| What is required |
In the data below, find every line with the string "this" and pull it out.

⁂

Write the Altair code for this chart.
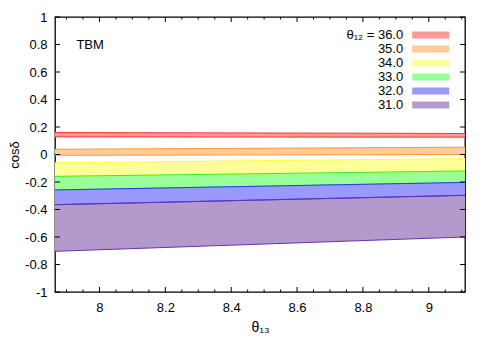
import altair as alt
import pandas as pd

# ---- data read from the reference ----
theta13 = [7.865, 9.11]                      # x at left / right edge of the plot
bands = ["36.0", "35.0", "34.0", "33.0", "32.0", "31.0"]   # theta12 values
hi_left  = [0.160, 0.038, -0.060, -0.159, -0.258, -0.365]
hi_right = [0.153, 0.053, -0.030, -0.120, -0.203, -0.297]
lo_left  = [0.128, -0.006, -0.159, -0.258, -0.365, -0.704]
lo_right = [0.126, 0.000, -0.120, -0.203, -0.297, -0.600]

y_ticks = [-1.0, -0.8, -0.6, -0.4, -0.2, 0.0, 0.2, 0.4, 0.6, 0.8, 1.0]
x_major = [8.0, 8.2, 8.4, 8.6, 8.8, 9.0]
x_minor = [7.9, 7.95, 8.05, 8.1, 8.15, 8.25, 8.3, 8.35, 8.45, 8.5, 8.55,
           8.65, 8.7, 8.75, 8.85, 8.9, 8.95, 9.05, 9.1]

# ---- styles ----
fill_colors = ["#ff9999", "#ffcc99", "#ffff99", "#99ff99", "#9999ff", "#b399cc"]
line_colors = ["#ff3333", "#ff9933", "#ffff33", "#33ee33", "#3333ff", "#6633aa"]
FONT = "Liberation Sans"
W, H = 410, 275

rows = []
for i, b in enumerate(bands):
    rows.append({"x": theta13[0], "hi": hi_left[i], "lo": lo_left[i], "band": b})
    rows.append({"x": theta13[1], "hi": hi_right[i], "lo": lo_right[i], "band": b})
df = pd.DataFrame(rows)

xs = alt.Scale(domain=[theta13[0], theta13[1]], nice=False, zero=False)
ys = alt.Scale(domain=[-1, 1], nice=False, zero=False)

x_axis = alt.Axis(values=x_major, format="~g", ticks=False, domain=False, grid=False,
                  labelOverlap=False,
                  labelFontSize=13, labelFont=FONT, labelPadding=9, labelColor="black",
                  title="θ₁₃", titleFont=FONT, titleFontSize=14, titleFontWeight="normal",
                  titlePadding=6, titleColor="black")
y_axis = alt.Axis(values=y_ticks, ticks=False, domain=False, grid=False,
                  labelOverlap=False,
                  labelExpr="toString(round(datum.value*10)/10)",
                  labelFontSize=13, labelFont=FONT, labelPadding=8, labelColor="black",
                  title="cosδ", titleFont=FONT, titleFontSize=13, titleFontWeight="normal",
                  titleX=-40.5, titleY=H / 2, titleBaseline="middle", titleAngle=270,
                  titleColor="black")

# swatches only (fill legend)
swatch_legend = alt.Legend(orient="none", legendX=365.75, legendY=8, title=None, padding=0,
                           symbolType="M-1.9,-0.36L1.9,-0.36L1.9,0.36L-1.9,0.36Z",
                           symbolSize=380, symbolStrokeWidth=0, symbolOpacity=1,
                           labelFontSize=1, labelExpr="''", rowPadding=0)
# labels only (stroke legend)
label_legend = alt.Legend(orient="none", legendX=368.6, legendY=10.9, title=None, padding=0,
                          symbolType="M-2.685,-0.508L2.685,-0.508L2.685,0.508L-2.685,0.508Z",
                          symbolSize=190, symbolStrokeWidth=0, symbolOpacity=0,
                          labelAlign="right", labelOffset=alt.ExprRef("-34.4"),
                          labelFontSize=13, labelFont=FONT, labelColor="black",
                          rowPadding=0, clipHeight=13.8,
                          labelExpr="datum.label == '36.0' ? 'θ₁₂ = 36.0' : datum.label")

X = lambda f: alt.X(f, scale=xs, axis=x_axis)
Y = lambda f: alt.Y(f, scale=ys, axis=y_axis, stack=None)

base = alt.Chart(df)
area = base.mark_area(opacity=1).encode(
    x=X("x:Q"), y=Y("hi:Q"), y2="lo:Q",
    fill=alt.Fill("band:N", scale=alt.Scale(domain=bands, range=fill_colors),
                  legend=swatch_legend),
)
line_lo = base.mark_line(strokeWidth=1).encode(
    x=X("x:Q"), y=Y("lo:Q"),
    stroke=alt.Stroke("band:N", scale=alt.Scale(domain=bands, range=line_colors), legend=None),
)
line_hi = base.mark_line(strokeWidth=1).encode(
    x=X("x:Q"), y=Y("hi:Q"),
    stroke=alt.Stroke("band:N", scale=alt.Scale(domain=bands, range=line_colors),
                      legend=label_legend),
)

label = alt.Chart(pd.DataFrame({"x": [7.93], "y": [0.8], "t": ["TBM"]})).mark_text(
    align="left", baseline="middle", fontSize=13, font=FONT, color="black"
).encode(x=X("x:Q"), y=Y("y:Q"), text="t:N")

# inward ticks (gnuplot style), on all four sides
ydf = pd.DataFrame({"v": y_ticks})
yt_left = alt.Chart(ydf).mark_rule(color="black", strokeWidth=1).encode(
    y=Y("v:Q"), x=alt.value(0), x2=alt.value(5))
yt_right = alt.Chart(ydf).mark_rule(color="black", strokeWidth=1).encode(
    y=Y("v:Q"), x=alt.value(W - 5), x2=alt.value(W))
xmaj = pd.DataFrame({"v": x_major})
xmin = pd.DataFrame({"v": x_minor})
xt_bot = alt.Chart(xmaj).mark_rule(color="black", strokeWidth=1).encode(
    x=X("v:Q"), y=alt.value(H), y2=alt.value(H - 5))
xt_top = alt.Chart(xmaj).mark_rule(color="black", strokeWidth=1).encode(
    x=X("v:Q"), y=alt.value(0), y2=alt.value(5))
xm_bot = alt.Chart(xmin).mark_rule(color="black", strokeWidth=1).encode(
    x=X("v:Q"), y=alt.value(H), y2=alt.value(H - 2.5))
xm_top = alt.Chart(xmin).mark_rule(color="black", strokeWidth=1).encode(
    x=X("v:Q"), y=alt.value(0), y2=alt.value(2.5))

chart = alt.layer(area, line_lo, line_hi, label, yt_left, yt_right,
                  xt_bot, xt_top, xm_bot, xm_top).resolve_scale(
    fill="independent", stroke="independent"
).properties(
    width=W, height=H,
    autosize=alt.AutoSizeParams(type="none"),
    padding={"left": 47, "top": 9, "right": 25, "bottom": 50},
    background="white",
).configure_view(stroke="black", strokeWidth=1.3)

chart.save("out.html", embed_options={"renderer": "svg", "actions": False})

⁂

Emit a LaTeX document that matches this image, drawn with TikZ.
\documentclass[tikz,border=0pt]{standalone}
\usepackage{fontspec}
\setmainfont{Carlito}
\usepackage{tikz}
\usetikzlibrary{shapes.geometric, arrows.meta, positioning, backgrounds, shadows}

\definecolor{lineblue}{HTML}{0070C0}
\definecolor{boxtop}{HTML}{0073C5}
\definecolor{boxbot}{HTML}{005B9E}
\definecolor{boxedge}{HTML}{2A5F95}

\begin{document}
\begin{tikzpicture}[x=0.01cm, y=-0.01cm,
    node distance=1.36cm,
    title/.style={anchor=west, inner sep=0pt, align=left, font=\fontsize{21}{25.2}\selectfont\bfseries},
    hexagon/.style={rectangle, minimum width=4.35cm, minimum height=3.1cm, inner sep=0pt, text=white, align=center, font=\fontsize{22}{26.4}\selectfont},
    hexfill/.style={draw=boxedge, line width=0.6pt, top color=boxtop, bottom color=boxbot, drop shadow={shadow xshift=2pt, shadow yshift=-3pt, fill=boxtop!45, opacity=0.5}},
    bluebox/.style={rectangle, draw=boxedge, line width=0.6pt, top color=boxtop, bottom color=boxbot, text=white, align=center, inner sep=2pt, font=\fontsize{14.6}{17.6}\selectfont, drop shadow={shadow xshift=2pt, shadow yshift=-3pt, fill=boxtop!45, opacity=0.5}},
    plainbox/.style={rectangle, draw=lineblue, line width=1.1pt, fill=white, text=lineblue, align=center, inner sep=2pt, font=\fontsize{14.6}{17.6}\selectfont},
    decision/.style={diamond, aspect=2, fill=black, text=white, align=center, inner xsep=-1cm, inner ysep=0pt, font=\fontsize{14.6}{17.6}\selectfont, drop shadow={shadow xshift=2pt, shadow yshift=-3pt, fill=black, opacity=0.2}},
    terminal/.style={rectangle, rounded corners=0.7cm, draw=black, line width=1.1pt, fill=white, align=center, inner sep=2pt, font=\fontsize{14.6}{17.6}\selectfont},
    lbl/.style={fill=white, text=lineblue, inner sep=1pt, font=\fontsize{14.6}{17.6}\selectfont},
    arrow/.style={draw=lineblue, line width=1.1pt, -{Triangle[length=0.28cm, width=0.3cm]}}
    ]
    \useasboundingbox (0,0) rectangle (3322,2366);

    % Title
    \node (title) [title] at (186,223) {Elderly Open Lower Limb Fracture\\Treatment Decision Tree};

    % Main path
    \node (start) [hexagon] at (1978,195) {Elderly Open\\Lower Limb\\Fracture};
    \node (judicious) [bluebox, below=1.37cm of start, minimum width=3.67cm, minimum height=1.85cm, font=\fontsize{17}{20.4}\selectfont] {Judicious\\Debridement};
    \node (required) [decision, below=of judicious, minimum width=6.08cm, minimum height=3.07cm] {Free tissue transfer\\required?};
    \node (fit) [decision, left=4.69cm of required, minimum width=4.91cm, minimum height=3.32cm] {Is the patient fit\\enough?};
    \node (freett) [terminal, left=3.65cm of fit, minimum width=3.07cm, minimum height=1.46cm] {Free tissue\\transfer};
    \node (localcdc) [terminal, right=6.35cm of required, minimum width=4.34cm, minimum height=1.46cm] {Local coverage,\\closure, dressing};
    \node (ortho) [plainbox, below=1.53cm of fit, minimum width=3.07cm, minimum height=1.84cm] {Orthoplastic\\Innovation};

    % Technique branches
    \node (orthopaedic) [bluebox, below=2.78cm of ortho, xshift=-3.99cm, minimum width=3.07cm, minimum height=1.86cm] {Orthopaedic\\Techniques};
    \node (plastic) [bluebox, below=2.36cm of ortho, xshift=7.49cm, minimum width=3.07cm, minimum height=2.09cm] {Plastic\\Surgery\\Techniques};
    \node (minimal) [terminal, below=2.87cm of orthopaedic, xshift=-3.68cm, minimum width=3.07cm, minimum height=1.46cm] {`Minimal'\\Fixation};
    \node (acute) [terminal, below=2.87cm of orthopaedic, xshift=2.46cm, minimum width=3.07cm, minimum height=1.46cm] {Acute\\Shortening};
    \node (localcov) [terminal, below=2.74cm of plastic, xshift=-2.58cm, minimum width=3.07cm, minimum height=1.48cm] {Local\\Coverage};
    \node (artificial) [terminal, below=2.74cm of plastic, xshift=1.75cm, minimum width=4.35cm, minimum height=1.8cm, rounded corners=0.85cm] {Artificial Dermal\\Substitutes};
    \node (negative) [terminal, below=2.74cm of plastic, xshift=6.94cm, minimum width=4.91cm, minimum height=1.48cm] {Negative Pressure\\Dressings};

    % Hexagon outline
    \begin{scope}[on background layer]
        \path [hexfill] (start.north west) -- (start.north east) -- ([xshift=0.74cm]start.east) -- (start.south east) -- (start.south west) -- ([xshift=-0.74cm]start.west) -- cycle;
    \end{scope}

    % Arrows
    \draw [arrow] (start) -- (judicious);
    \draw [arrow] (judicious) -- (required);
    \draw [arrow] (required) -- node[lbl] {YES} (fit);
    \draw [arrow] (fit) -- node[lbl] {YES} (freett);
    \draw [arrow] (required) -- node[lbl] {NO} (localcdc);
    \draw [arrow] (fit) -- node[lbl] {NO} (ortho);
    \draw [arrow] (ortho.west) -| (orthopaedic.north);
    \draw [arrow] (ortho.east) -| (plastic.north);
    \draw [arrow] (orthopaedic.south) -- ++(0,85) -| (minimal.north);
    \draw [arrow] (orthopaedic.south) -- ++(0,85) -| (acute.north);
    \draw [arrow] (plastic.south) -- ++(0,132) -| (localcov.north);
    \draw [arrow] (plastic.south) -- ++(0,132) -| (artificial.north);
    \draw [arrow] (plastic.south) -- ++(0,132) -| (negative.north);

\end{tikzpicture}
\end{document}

⁂

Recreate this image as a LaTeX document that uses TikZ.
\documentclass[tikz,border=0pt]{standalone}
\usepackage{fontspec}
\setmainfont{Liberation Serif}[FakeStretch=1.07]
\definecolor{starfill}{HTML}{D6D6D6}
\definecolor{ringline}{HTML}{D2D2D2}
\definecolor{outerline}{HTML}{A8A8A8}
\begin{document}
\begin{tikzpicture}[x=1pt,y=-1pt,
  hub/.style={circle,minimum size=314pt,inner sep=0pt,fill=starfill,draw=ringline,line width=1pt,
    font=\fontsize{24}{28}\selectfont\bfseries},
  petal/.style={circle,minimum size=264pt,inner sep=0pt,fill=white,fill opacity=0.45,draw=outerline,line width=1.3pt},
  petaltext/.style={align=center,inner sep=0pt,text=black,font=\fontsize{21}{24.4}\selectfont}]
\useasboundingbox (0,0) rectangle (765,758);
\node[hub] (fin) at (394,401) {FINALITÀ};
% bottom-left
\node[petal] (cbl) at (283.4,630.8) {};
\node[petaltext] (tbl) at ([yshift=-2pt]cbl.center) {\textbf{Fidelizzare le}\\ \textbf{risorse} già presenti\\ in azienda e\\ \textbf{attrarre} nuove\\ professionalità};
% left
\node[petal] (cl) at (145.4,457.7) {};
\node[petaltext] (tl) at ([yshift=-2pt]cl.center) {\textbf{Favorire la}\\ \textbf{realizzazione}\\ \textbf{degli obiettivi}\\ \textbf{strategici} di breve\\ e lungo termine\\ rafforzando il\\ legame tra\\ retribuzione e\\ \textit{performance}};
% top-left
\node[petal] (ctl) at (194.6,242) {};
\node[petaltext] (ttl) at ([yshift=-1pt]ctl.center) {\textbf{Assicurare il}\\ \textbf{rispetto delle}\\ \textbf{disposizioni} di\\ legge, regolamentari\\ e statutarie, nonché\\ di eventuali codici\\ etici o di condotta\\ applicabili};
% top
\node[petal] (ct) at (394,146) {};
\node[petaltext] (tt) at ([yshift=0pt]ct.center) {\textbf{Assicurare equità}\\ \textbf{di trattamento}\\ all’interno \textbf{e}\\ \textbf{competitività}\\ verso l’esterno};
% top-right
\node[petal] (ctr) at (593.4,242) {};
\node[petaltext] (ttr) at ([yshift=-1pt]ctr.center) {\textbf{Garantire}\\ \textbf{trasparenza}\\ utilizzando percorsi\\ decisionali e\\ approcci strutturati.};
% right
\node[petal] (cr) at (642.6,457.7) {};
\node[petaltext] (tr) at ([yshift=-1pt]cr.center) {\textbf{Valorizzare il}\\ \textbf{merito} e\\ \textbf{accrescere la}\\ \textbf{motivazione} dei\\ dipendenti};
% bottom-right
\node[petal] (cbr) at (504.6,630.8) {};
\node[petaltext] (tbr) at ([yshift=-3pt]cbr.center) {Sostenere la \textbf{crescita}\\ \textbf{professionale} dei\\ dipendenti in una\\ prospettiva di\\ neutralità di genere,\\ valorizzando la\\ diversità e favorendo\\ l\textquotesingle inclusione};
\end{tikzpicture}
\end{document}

⁂

| Exercise answer |
Write the Altair code for this chart.
Emit a LaTeX document that matches this image, drawn with TikZ.
Recreate this image as a LaTeX document that uses TikZ.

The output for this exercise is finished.